The fact that his vision has come to fruition, and that Ethereum is thriving, exemplifies why blockchain companies need some kind of centralized, corporate governance to succeed.

The good news is, actualizing a balance of centralization and decentralization is not as hard, or counterintuitive, as it might seem.

The future of tokens and cryptocurrencies as regulation increases = semi-decentralized token governance. Future blockchain companies should issue tokens that grant holders equity and voting shares.

This new structure is what we’re going to start seeing in the next wave of ICOs.

A centralized entity will retain responsibility for developing partnerships and realizing the company’s vision, but owners of company tokens will have a say in the direction of the company and its ethos.
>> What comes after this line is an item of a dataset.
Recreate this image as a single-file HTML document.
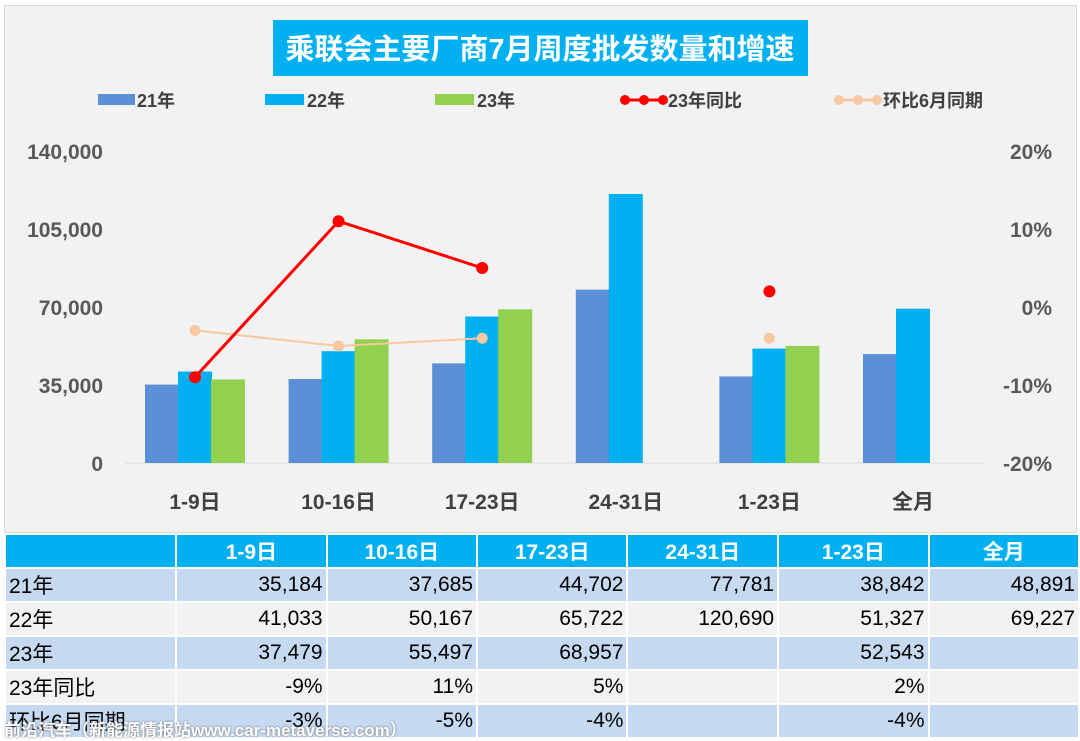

For example, token holders might require company leaders to obtain X percent approval from the decentralized community before implementing a new strategy or idea — an agreement which could even be written into a smart contract. In another scenario, majority token holders could elect an independent board member to represent the rights of token holders.

A hybrid model of decentralization amounts to a much-needed compromise. We’ve seen that blockchain companies run communistically simply aren’t effective from an utility perspective unless they are treated as true “currencies” or “commodities.” But at the same time, we know that a world of fully centralized authorities — maintaining siloed, private databases of information — is unreliable and often dangerous. The two methods are not mutually exclusive. As CFTC Chairman, J. Christopher Giancarlo described in his Senate testimony: “What a difference it would have made on the eve of the financial crisis in 2008 if regulators had access to the real-time trading ledgers, rather than trying to assemble piecemeal data to recreate complex, individual trading portfolios.”

Semi-decentralization offers a more balanced way forward.

The blockchain is here to stay, and that’s a good thing. It will prove an integral part of a more transparent and efficient future.